What is QUIC? QUIC is a network layer designed by Google which resides on the 4th layer of the OSI model, namely the transport layer and can be seen effectively as an improvement and an extension of the User Datagram Protocol (UDP). QUIC bolsters security and reduces the likelihood of successful DoS attacks. Although not impervious to attacks, overall security is enhanced. QUIC also  confers a litany of advantages including default TLS 1.3 encryption, enhanced speed due to less latency and less client-server connections overall are required due to QUICs design architecture allowing session reuse. Solana Labs have stated that “Once adopted, there will be many more options available to adapt and optimize data ingestion.”

Stake-weighted transaction QoS 

Stake-weighted transaction QoS is the application of stake weighting validator nodes (only allowing the percentage of staked SOL) that disallows other nodes from forwarding too many packets to the leader node. According to Solana’s blog, this has an amplification effect as “Stake-weighted QoS will be more robust in conjunction with QUIC.”
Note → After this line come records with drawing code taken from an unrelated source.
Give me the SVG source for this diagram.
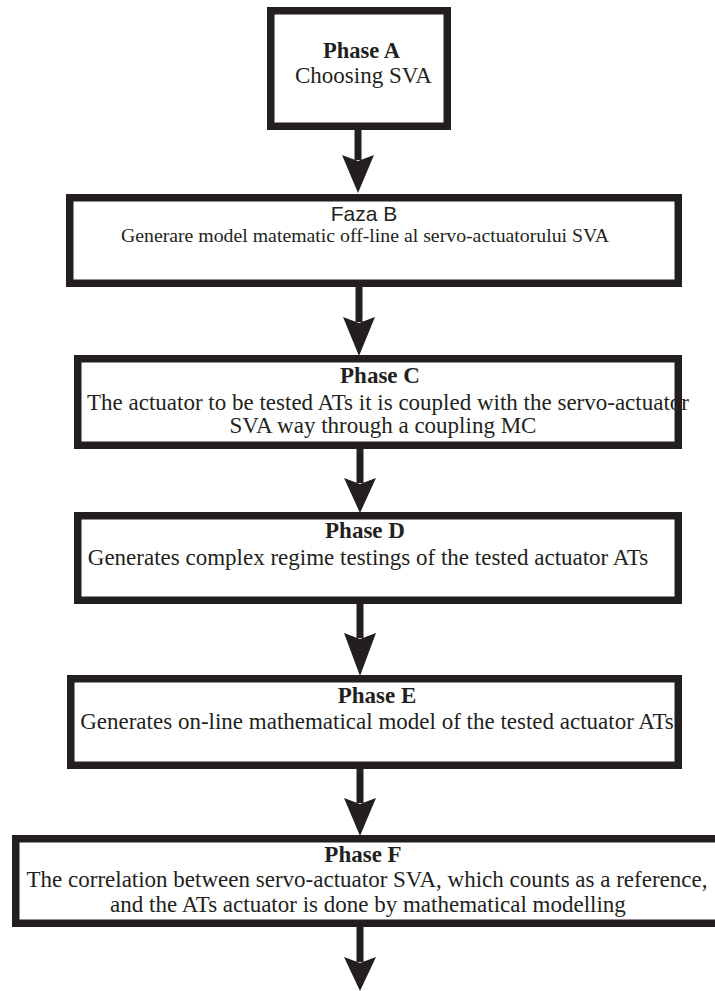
<svg xmlns="http://www.w3.org/2000/svg" width="715" height="991" viewBox="0 0 715 991">
<defs>
<style>
.box{fill:#fff;stroke:#231f20;stroke-width:7.5}
.t{font-family:"Liberation Serif","Times New Roman",serif;fill:#231f20;text-anchor:middle;font-size:23px}
.b{font-weight:bold}
.s{font-family:"Liberation Sans",Arial,sans-serif;fill:#231f20;text-anchor:middle}
.shaft{stroke:#231f20;stroke-width:7;fill:none}
.head{fill:#231f20}
</style>
</defs>
<rect width="715" height="991" fill="#fff"/>
<g id="connectors">
<line class="shaft" x1="358" y1="130" x2="358" y2="160"/>
<polygon class="head" points="342,155 358,161 374,155 358,193"/>
<line class="shaft" x1="359" y1="287" x2="359" y2="322"/>
<polygon class="head" points="343,317 359,323 375,317 359,356"/>
<line class="shaft" x1="360" y1="449" x2="360" y2="483"/>
<polygon class="head" points="344,478 360,484 376,478 360,513"/>
<line class="shaft" x1="360" y1="604" x2="360" y2="638"/>
<polygon class="head" points="344,633 360,639 376,633 360,676"/>
<line class="shaft" x1="360" y1="769" x2="360" y2="803"/>
<polygon class="head" points="344,798 360,804 376,798 360,836"/>
<line class="shaft" x1="360" y1="927" x2="360" y2="962"/>
<polygon class="head" points="344,957 360,963 376,957 360,991"/>
</g>
<g id="phaseA">
<rect class="box" x="270.75" y="10.75" width="176.5" height="115.5"/>
<text class="t b" x="361.5" y="58" style="font-size:22.5px">Phase A</text>
<text class="t" x="363.5" y="83">Choosing SVA</text>
</g>
<g id="phaseB">
<rect class="box" x="69.75" y="197.75" width="608.5" height="85.5"/>
<text class="s" x="364" y="221" font-size="21">Faza B</text>
<text class="t" x="365" y="242" style="font-size:19.8px">Generare model matematic off-line al servo-actuatorului SVA</text>
</g>
<g id="phaseC">
<rect class="box" x="77.75" y="358.75" width="600.5" height="86.5"/>
<text class="t b" x="380" y="383">Phase C</text>
<text class="t" x="388" y="410">The actuator to be tested ATs it is coupled with the servo-actuator</text>
<text class="t" x="383" y="433">SVA way through a coupling MC</text>
</g>
<g id="phaseD">
<rect class="box" x="77.75" y="515.75" width="600.5" height="84.5"/>
<text class="t b" x="365" y="538">Phase D</text>
<text class="t" x="368" y="565">Generates complex regime testings of the tested actuator ATs</text>
</g>
<g id="phaseE">
<rect class="box" x="70.75" y="678.75" width="607.5" height="86.5"/>
<text class="t b" x="377" y="703">Phase E</text>
<text class="t" x="377" y="729">Generates on-line mathematical model of the tested actuator ATs</text>
</g>
<g id="phaseF">
<rect class="box" x="15.75" y="838.75" width="715" height="84.5"/>
<text class="t b" x="363" y="862">Phase F</text>
<text class="t" x="367" y="887">The correlation between servo-actuator SVA, which counts as a reference,</text>
<text class="t" x="368" y="912">and the ATs actuator is done by mathematical modelling</text>
</g>
</svg>
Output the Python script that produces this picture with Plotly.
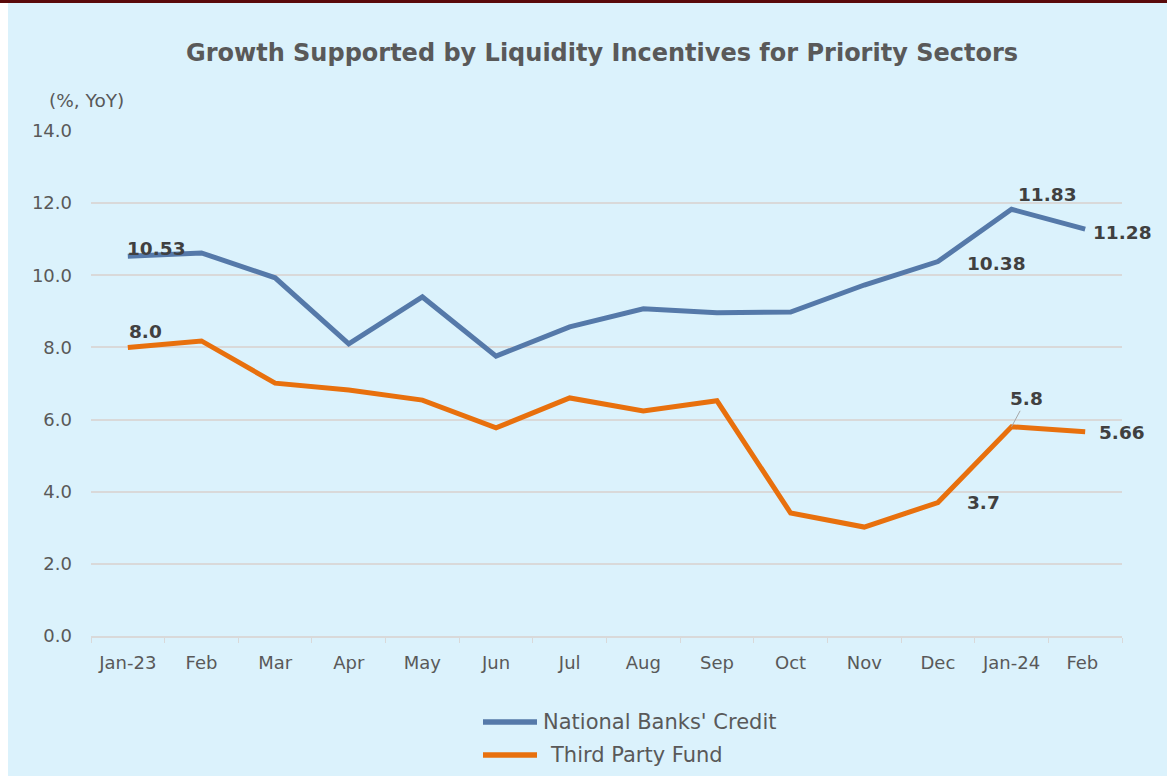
import plotly.graph_objects as go

months = ["Jan-23", "Feb", "Mar", "Apr", "May", "Jun", "Jul", "Aug", "Sep", "Oct", "Nov", "Dec", "Jan-24", "Feb "]
credit = [10.53, 10.62, 9.93, 8.10, 9.40, 7.76, 8.57, 9.07, 8.96, 8.98, 9.73, 10.38, 11.83, 11.28]
tpf = [8.0, 8.18, 7.01, 6.82, 6.54, 5.77, 6.60, 6.24, 6.52, 3.41, 3.02, 3.7, 5.8, 5.66]
y_ticks = [0, 2, 4, 6, 8, 10, 12, 14]
series_names = ["National Banks' Credit", "Third Party Fund"]
credit_labels = {0: "10.53", 11: "10.38", 12: "11.83", 13: "11.28"}
tpf_labels = {0: "8.0", 11: "3.7", 12: "5.8", 13: "5.66"}

BLUE = "#5579A9"
ORANGE = "#E8700D"
GREY = "#595959"
LABEL = "#404040"
BG = "#DBF2FC"
FONT = "DejaVu Sans, Verdana, sans-serif"

W, H = 1167, 776
L, R, T, B = 91, 45, 131, 140
PW, PH = W - L - R, H - T - B


def px(page_x):
    return (page_x - L) / PW


def py(page_y):
    return (H - B - page_y) / PH


fig = go.Figure()
colors = [BLUE, ORANGE]
for name, vals, col in zip(series_names, [credit, tpf], colors):
    fig.add_trace(go.Scatter(x=months, y=vals, mode="lines", name=name,
                             line=dict(color=col, width=5), showlegend=False))

# data label offsets (pixels) from their points
credit_shift = {0: (29, 8), 11: (59, -2), 12: (36, 15), 13: (37, -3)}
tpf_shift = {0: (18, 16), 11: (46, 0), 13: (37, -1)}
lab_font = dict(family=FONT, size=18.5, color=LABEL)
for i, txt in credit_labels.items():
    dx, dy = credit_shift[i]
    fig.add_annotation(x=months[i], y=credit[i], text="<b>%s</b>" % txt, showarrow=False,
                       xshift=dx, yshift=dy, font=lab_font)
for i, txt in tpf_labels.items():
    if i == 12:
        fig.add_annotation(x=months[i], y=tpf[i], text="<b>%s</b>" % txt, showarrow=True,
                           ax=15, ay=-28, arrowhead=0, arrowwidth=1, arrowcolor="#A6A6A6",
                           font=lab_font)
        continue
    dx, dy = tpf_shift[i]
    fig.add_annotation(x=months[i], y=tpf[i], text="<b>%s</b>" % txt, showarrow=False,
                       xshift=dx, yshift=dy, font=lab_font)

fig.add_annotation(xref="paper", yref="paper", x=px(47), y=py(101),
                   xanchor="left", yanchor="middle", text="(%, YoY)", showarrow=False,
                   font=dict(family=FONT, size=18.5, color=GREY))

# custom legend (longer line swatches like the original)
leg_y = [722, 755]
leg_text_x = [541, 548]
for name, col, ly, tx in zip(series_names, colors, leg_y, leg_text_x):
    fig.add_shape(type="line", xref="paper", yref="paper", x0=px(483), x1=px(537),
                  y0=py(ly), y1=py(ly), line=dict(color=col, width=5.5))
    fig.add_annotation(xref="paper", yref="paper", x=px(tx), y=py(ly), xanchor="left",
                       yanchor="middle", text=name, showarrow=False,
                       font=dict(family=FONT, size=21, color=GREY))

# white left strip and dark top border of the original frame
fig.add_shape(type="rect", xref="paper", yref="paper", x0=px(0), x1=px(8),
              y0=py(H), y1=py(0), fillcolor="white", line_width=0, layer="below")
fig.add_shape(type="rect", xref="paper", yref="paper", x0=px(0), x1=px(W),
              y0=py(3), y1=py(0), fillcolor="#5A0A0A", line_width=0, layer="below")

fig.update_layout(
    width=W, height=H,
    margin=dict(l=L, r=R, t=T, b=B),
    paper_bgcolor=BG, plot_bgcolor=BG,
    font=dict(family=FONT, color=GREY),
    showlegend=False,
    hovermode=False,
    title=dict(text="<b>Growth Supported by Liquidity Incentives for Priority Sectors</b>",
               x=602 / W, xanchor="center", y=1 - 53 / H, yanchor="middle",
               xref="container", yref="container",
               font=dict(family=FONT, size=24, color=GREY)),
    xaxis=dict(type="category", range=[-0.5, 13.5], tickson="boundaries", ticks="outside",
               ticklen=5, tickcolor="#D9D9D9", showline=True, linecolor="#D9D9D9", linewidth=2,
               showgrid=False, tickfont=dict(family=FONT, size=18, color=GREY),
               ticklabelstandoff=9, automargin=False),
    yaxis=dict(range=[0, 14], tickvals=y_ticks, ticktext=["%.1f" % v for v in y_ticks],
               showgrid=True, gridcolor="#D9D9D9", gridwidth=2, zeroline=False,
               tickfont=dict(family=FONT, size=18, color=GREY), ticklabelstandoff=18,
               automargin=False),
)

fig.write_html("out.html", config={"displayModeBar": False},
               post_script="document.body.style.margin='0';document.body.style.overflow='hidden';")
Fee-based execution priority

Fee-based execution priority is a system in which the execution priority of transactions is based on a fee which in itself is determined by the amount of compute units initially requested. The additional fee is collected only if it is included in a block.

No Omega For Mainnet Beta

Although the Solana network has seen temporary periods of relative instability, network degradation, or outright outages, it so far has always bounced back due to the resilience of the protocol architecture and a concerted effort from the Solana team and ecosystem. With all novel and fast-moving technologies, there is always a risk of security being an afterthought, but Solana has managed to begin the institution of new mitigations in order to combat these types of security issues. Solana is undergoing an evolutionary process and as the network transitions from its youth to a phase of maturity, so too will downtime and instability decrease and eventually become a thing of the past.